• Description of the task
Your task is to copy the listing exactly. Drop any pictures from the copy.

## BEGIN Dataset records

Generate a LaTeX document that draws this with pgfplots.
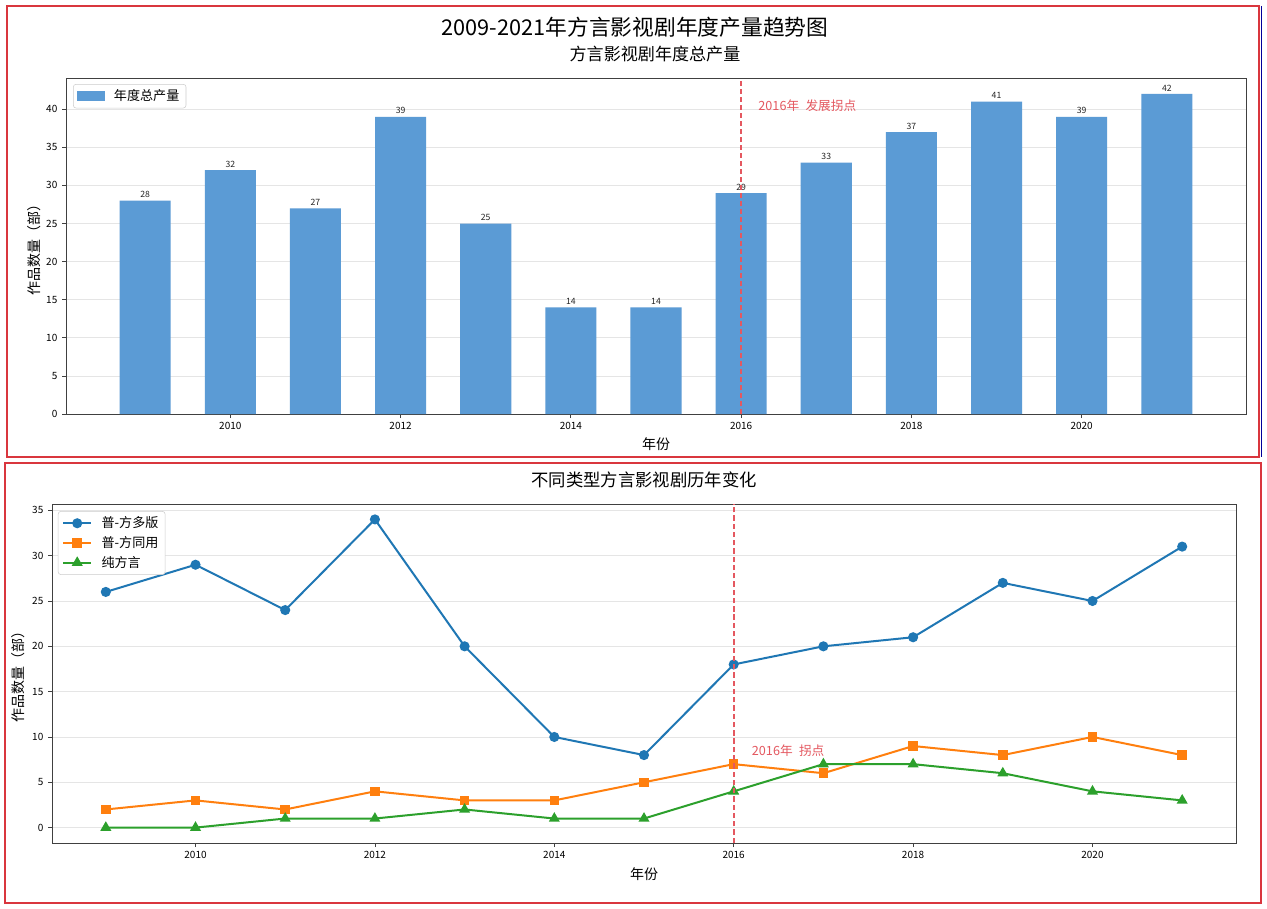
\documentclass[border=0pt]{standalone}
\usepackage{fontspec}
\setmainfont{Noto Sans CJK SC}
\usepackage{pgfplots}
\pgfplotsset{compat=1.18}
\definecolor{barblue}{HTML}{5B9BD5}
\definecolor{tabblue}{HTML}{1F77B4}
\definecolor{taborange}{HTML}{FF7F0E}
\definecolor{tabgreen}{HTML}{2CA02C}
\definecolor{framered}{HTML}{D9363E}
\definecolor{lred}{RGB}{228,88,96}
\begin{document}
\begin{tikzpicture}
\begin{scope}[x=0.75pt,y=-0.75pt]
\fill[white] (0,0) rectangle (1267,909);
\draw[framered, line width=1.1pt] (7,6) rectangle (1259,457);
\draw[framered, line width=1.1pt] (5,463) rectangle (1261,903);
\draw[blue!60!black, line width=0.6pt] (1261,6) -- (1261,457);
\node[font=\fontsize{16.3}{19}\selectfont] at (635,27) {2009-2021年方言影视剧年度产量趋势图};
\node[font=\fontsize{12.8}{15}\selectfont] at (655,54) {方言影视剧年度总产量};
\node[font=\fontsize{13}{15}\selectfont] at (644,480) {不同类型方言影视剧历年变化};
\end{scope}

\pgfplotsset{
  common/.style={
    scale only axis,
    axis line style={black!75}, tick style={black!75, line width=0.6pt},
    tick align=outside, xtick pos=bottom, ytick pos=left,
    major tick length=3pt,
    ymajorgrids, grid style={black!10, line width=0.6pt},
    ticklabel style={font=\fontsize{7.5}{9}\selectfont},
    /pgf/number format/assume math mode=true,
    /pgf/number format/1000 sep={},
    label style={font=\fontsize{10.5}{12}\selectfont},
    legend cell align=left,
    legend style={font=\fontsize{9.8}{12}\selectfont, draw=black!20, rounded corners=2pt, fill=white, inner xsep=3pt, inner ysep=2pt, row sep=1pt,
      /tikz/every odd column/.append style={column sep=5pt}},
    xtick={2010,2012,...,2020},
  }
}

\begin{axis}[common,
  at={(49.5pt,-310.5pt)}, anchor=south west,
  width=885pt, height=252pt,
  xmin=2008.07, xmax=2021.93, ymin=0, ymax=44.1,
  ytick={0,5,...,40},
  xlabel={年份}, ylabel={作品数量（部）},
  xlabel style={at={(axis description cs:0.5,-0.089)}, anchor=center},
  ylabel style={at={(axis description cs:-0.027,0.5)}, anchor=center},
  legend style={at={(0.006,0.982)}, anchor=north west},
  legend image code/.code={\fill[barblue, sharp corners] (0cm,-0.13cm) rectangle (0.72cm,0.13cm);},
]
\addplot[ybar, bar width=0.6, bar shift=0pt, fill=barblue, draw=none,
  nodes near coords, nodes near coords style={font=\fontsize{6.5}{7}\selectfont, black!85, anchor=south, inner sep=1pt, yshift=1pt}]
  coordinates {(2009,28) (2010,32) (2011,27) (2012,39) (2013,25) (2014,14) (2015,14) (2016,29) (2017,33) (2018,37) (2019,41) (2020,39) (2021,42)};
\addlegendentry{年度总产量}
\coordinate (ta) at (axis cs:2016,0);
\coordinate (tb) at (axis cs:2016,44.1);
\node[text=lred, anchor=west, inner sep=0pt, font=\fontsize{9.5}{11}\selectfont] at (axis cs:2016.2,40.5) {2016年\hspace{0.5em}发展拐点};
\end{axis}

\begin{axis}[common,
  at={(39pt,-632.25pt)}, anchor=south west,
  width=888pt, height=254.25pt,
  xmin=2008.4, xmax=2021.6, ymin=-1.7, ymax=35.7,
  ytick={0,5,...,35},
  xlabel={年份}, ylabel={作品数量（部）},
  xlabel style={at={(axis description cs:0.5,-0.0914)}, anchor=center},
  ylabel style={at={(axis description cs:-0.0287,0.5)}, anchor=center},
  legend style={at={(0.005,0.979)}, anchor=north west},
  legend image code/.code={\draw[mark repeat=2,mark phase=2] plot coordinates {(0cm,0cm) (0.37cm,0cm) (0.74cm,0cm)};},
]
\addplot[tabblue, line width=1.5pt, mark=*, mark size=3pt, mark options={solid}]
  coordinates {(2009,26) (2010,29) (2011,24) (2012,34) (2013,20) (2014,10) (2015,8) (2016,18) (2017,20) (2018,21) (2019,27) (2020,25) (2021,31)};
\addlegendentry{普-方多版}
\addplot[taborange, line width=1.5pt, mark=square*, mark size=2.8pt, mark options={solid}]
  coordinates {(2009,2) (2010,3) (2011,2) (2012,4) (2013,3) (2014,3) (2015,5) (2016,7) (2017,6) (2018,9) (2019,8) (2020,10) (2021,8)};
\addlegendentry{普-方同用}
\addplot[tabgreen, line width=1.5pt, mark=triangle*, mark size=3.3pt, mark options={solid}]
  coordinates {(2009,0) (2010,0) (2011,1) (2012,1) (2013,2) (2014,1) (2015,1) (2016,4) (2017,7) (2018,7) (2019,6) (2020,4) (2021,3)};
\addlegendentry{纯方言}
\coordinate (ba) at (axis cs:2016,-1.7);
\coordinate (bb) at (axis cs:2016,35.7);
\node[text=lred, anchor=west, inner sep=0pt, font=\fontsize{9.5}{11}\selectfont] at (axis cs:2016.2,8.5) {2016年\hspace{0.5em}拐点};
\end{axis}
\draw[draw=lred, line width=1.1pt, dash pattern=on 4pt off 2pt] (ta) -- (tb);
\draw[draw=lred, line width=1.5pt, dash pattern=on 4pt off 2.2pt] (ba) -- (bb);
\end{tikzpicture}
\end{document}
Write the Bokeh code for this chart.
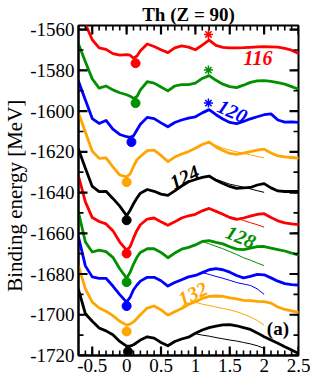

## END Dataset records

• Response to the task
Generate a LaTeX document that draws this with pgfplots.
\documentclass[border=0pt]{standalone}
\usepackage{fontspec}
\setmainfont{Noto Sans CJK SC}
\usepackage{pgfplots}
\pgfplotsset{compat=1.18}
\definecolor{barblue}{HTML}{5B9BD5}
\definecolor{tabblue}{HTML}{1F77B4}
\definecolor{taborange}{HTML}{FF7F0E}
\definecolor{tabgreen}{HTML}{2CA02C}
\definecolor{framered}{HTML}{D9363E}
\definecolor{lred}{RGB}{228,88,96}
\begin{document}
\begin{tikzpicture}
\begin{scope}[x=0.75pt,y=-0.75pt]
\fill[white] (0,0) rectangle (1267,909);
\draw[framered, line width=1.1pt] (7,6) rectangle (1259,457);
\draw[framered, line width=1.1pt] (5,463) rectangle (1261,903);
\draw[blue!60!black, line width=0.6pt] (1261,6) -- (1261,457);
\node[font=\fontsize{16.3}{19}\selectfont] at (635,27) {2009-2021年方言影视剧年度产量趋势图};
\node[font=\fontsize{12.8}{15}\selectfont] at (655,54) {方言影视剧年度总产量};
\node[font=\fontsize{13}{15}\selectfont] at (644,480) {不同类型方言影视剧历年变化};
\end{scope}

\pgfplotsset{
  common/.style={
    scale only axis,
    axis line style={black!75}, tick style={black!75, line width=0.6pt},
    tick align=outside, xtick pos=bottom, ytick pos=left,
    major tick length=3pt,
    ymajorgrids, grid style={black!10, line width=0.6pt},
    ticklabel style={font=\fontsize{7.5}{9}\selectfont},
    /pgf/number format/assume math mode=true,
    /pgf/number format/1000 sep={},
    label style={font=\fontsize{10.5}{12}\selectfont},
    legend cell align=left,
    legend style={font=\fontsize{9.8}{12}\selectfont, draw=black!20, rounded corners=2pt, fill=white, inner xsep=3pt, inner ysep=2pt, row sep=1pt,
      /tikz/every odd column/.append style={column sep=5pt}},
    xtick={2010,2012,...,2020},
  }
}

\begin{axis}[common,
  at={(49.5pt,-310.5pt)}, anchor=south west,
  width=885pt, height=252pt,
  xmin=2008.07, xmax=2021.93, ymin=0, ymax=44.1,
  ytick={0,5,...,40},
  xlabel={年份}, ylabel={作品数量（部）},
  xlabel style={at={(axis description cs:0.5,-0.089)}, anchor=center},
  ylabel style={at={(axis description cs:-0.027,0.5)}, anchor=center},
  legend style={at={(0.006,0.982)}, anchor=north west},
  legend image code/.code={\fill[barblue, sharp corners] (0cm,-0.13cm) rectangle (0.72cm,0.13cm);},
]
\addplot[ybar, bar width=0.6, bar shift=0pt, fill=barblue, draw=none,
  nodes near coords, nodes near coords style={font=\fontsize{6.5}{7}\selectfont, black!85, anchor=south, inner sep=1pt, yshift=1pt}]
  coordinates {(2009,28) (2010,32) (2011,27) (2012,39) (2013,25) (2014,14) (2015,14) (2016,29) (2017,33) (2018,37) (2019,41) (2020,39) (2021,42)};
\addlegendentry{年度总产量}
\coordinate (ta) at (axis cs:2016,0);
\coordinate (tb) at (axis cs:2016,44.1);
\node[text=lred, anchor=west, inner sep=0pt, font=\fontsize{9.5}{11}\selectfont] at (axis cs:2016.2,40.5) {2016年\hspace{0.5em}发展拐点};
\end{axis}

\begin{axis}[common,
  at={(39pt,-632.25pt)}, anchor=south west,
  width=888pt, height=254.25pt,
  xmin=2008.4, xmax=2021.6, ymin=-1.7, ymax=35.7,
  ytick={0,5,...,35},
  xlabel={年份}, ylabel={作品数量（部）},
  xlabel style={at={(axis description cs:0.5,-0.0914)}, anchor=center},
  ylabel style={at={(axis description cs:-0.0287,0.5)}, anchor=center},
  legend style={at={(0.005,0.979)}, anchor=north west},
  legend image code/.code={\draw[mark repeat=2,mark phase=2] plot coordinates {(0cm,0cm) (0.37cm,0cm) (0.74cm,0cm)};},
]
\addplot[tabblue, line width=1.5pt, mark=*, mark size=3pt, mark options={solid}]
  coordinates {(2009,26) (2010,29) (2011,24) (2012,34) (2013,20) (2014,10) (2015,8) (2016,18) (2017,20) (2018,21) (2019,27) (2020,25) (2021,31)};
\addlegendentry{普-方多版}
\addplot[taborange, line width=1.5pt, mark=square*, mark size=2.8pt, mark options={solid}]
  coordinates {(2009,2) (2010,3) (2011,2) (2012,4) (2013,3) (2014,3) (2015,5) (2016,7) (2017,6) (2018,9) (2019,8) (2020,10) (2021,8)};
\addlegendentry{普-方同用}
\addplot[tabgreen, line width=1.5pt, mark=triangle*, mark size=3.3pt, mark options={solid}]
  coordinates {(2009,0) (2010,0) (2011,1) (2012,1) (2013,2) (2014,1) (2015,1) (2016,4) (2017,7) (2018,7) (2019,6) (2020,4) (2021,3)};
\addlegendentry{纯方言}
\coordinate (ba) at (axis cs:2016,-1.7);
\coordinate (bb) at (axis cs:2016,35.7);
\node[text=lred, anchor=west, inner sep=0pt, font=\fontsize{9.5}{11}\selectfont] at (axis cs:2016.2,8.5) {2016年\hspace{0.5em}拐点};
\end{axis}
\draw[draw=lred, line width=1.1pt, dash pattern=on 4pt off 2pt] (ta) -- (tb);
\draw[draw=lred, line width=1.5pt, dash pattern=on 4pt off 2.2pt] (ba) -- (bb);
\end{tikzpicture}
\end{document}
Write the Bokeh code for this chart.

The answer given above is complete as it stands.